Roots
Roots
An Italian Tradition
On May 6th of 1913, Antonio Joseph Finco immigrated to the United States from Gallio, Italy, a small village near Assiago in the northern part of the country. Antonio, like his father and fathers before him, made wine. However, upon moving to the Upper Peninsula of Michigan, he found grapes hard to come by. Anxious to preserve his heritage and carry on the tradition of years of ancestors before him, Antonio and the Italians of Ironwood, Michigan, ordered grapes from the early producers in California. Rail cars of grapes would arrive and each family would make their own wine from grapes that had traveled several thousand miles.
This tradition of winemaking continued through out Prohibition or the Volstead Act, as the 18th Amendment to the Constitution became known. The law did not technically ban the actual consumption of alcohol, but made obtaining it legally difficult. Specifically, Section 29 of the Act allowed 200 gallons (the equivalent of about 1000 750 ml bottles) of “non-intoxicating cider and fruit juice” to be made each year at home. The definition of “intoxicating” in 1920s was the loop hole that literally created a boom in the sale of grapes for making wine at home. Under the Act, vineyards and wineries were allowed to keep producing grapes and wine for home use and sacramental purposes. Nonetheless, the wine industry was decimated from over 700 wineries before Prohibition to only approximately 130 left after its repealment.
Zinfandel grapes, what the Italians had known in Italy as Primitiva, were popular among home winemakers living near the California vineyards, but its tight bunches left their thin skins vulnerable to rot on the long journey from the western vineyards of California to the east. The thick skins of Alicante Bouschet were less susceptible to rot, so this and similar varieties were widely planted for the home wine-making market. Alicante Bouschet or “shipping grapes” sold at as much as $50 per ton or more than 2 to 3 times the pre-prohibition price. Business for these growers was booming.

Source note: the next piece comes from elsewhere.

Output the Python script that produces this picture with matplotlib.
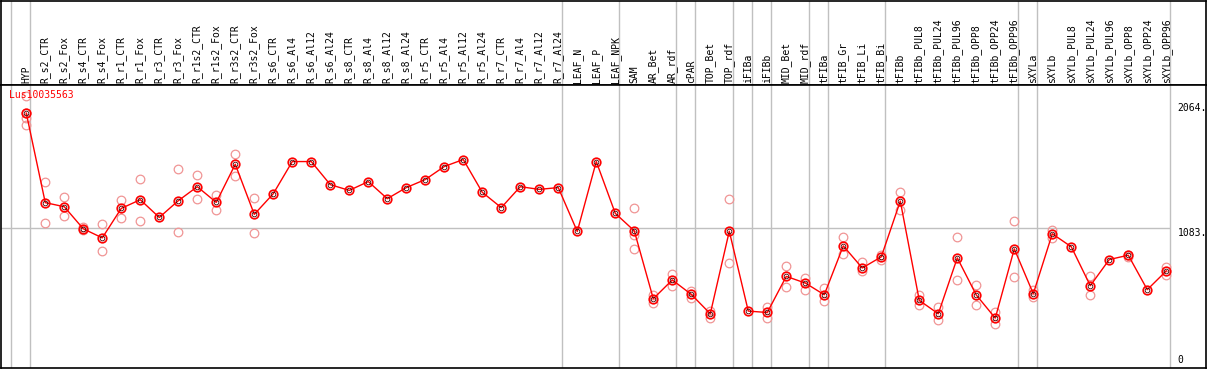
import matplotlib
matplotlib.use("Agg")
import matplotlib.pyplot as plt

# sample names (one column each)
samples = ["HYP",
	"R_s2_CTR", "R_s2_Fox", "R_s4_CTR", "R_s4_Fox", "R_r1_CTR", "R_r1_Fox",
	"R_r3_CTR", "R_r3_Fox", "R_r1s2_CTR", "R_r1s2_Fox", "R_r3s2_CTR", "R_r3s2_Fox",
	"R_s6_CTR", "R_s6_Al4", "R_s6_Al12", "R_s6_Al24", "R_s8_CTR", "R_s8_Al4",
	"R_s8_Al12", "R_s8_Al24", "R_r5_CTR", "R_r5_Al4", "R_r5_Al12", "R_r5_Al24",
	"R_r7_CTR", "R_r7_Al4", "R_r7_Al12", "R_r7_Al24",
	"LEAF_N", "LEAF_P", "LEAF_NPK",
	"SAM", "AR_Bet", "AR_rdf", "cPAR", "TOP_Bet", "TOP_rdf", "iFIBa", "iFIBb",
	"MID_Bet", "MID_rdf", "tFIBa", "tFIB_Gr", "tFIB_Li", "tFIB_Bi",
	"tFIBb", "tFIBb_PUL8", "tFIBb_PUL24", "tFIBb_PUL96", "tFIBb_OPP8",
	"tFIBb_OPP24", "tFIBb_OPP96", "sXYLa",
	"sXYLb", "sXYLb_PUL8", "sXYLb_PUL24", "sXYLb_PUL96", "sXYLb_OPP8",
	"sXYLb_OPP24", "sXYLb_OPP96"]

# mean expression per sample
means = [1982,
	1280, 1248, 1075, 1004, 1235, 1303, 1164, 1295, 1405, 1282, 1581, 1188,
	1350, 1602, 1602, 1421, 1376, 1445, 1311, 1398, 1461, 1563, 1618, 1361,
	1241, 1405, 1384, 1398,
	1054, 1602, 1196,
	1059, 527, 674, 561, 409, 1056, 430, 419, 702, 650, 558, 941, 768, 855,
	1292, 514, 409, 847, 556, 375, 918, 566,
	1036, 934, 629, 834, 868, 598, 745]

# replicate values per sample (empty = hidden behind the mean)
reps = [[2118, 1985, 1940, 1888],
	[1445, 1122], [1327, 1172], [1091, 1064], [1109, 899], [1303, 1162],
	[1468, 1138], [], [1547, 1048], [1500, 1311], [1337, 1219], [1665, 1489],
	[1319, 1044],
	[], [], [], [], [], [], [], [], [], [], [], [], [], [], [], [],
	[], [], [],
	[1240, 1030, 918], [558, 490], [724, 627], [590, 532], [433, 375],
	[1311, 808], [], [462, 375], [787, 616], [690, 598], [611, 506],
	[1012, 879], [816, 742], [873, 834],
	[1366, 1221], [556, 480], [462, 359], [1009, 674], [635, 477], [419, 325],
	[1138, 698], [598, 537],
	[1062, 1004], [], [708, 556], [], [873, 852], [], [773, 713]]

# last sample of each tissue group (gray separators)
group_ends = ["HYP", "R_r7_Al24", "LEAF_NPK", "AR_rdf", "cPAR", "TOP_rdf",
	"iFIBa", "iFIBb", "MID_rdf", "tFIBa", "tFIB_Bi", "tFIBb_OPP96", "sXYLa",
	"sXYLb_OPP96"]

gene = "Lus10035563"
ytick_vals = [2064, 1083, 0]
ytick_text = ["2064.", "1083.", "0"]

W, H = 1209, 370
fig = plt.figure(figsize=(W / 100, H / 100), dpi=100)
mono = "DejaVu Sans Mono"
gray = "#c0c0c0"

x = list(range(len(samples)))
xlim = (-1.33, 62.09)
seps = [-1 + 0.22] + [samples.index(s) + 0.22 for s in group_ends]

# header with sample names
hax = fig.add_axes([1 / W, 285 / H, 1205 / W, 84.5 / H])
hax.set_xlim(*xlim)
hax.set_ylim(0, 1)
hax.set_xticks([])
hax.set_yticks([])
for sp in hax.spines.values():
	sp.set_color("black")
	sp.set_linewidth(1.2)
for s in seps:
	hax.axvline(s, color=gray, lw=1.0)
for i, name in enumerate(samples):
	hax.text(i, 0.025, name, rotation=90, ha="center", va="bottom",
		family=mono, fontsize=7)

# main plot
ax = fig.add_axes([1 / W, 2 / H, 1205 / W, 283 / H])
ax.set_xlim(*xlim)
ax.set_ylim(-16, 2202)
ax.set_xticks([])
ax.set_yticks([])
for sp in ax.spines.values():
	sp.set_color("black")
	sp.set_linewidth(1.2)
for s in seps:
	ax.axvline(s, color=gray, lw=1.0, zorder=1)
ax.hlines(1083, xlim[0], seps[-1], color=gray, lw=1.0, zorder=1)

# replicates
for i, r in enumerate(reps):
	ax.plot([i] * len(r), r, "o", ms=6.2, mfc="none", mec="#f09595", mew=0.9,
		zorder=2)

# mean line
ax.plot(x, means, "-", color="red", lw=1.0, zorder=3)
ax.plot(x, means, "o", ms=6.2, mfc="none", mec="red", mew=1.2, zorder=4)
ax.plot(x, means, "o", ms=3.4, mfc="none", mec="#400000", mew=0.6, zorder=5)

ax.text(-0.9, 2120, gene, color="red", family=mono, fontsize=7,
	ha="left", va="center")

# value labels on the right
for v, t in zip(ytick_vals, ytick_text):
	ax.text(60.6, v + (0 if v else 10), t, family=mono, fontsize=7,
		ha="left", va="top" if v else "bottom")

fig.savefig("out.png", dpi=100)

During the dark days of the Depression, the Finco family and neighbors, along with the thousands of home wine makers across America kept winemaking alive until the repeal of Prohibition with the 21st Amendment in 1933. Through out the temperance movement and Prohibition, the Finco household in the Upper Peninsula of Michigan, like all of their Italian family and neighbors, were able to continue to legally make roughly 1,000 bottles of wine in their homes each year and, most importantly, were able to continue to drink their wine daily with their meals. The Finco family lifestyle of drinking wine with family meals is more than a European tradition; it is a way of life embraced by millions of Americans today.
Growing up in Northern Minnesota with an Irish father and an Italian mother, Michael Gould remembers visiting his maternal relatives in Ironwood. Each house served their own wine and, for the younger ones, homemade biscotti. “We would dip the biscuit into the wine and soon be asleep,” recalls Mike. “This economical approach to a babysitter was probably my first taste of wine.”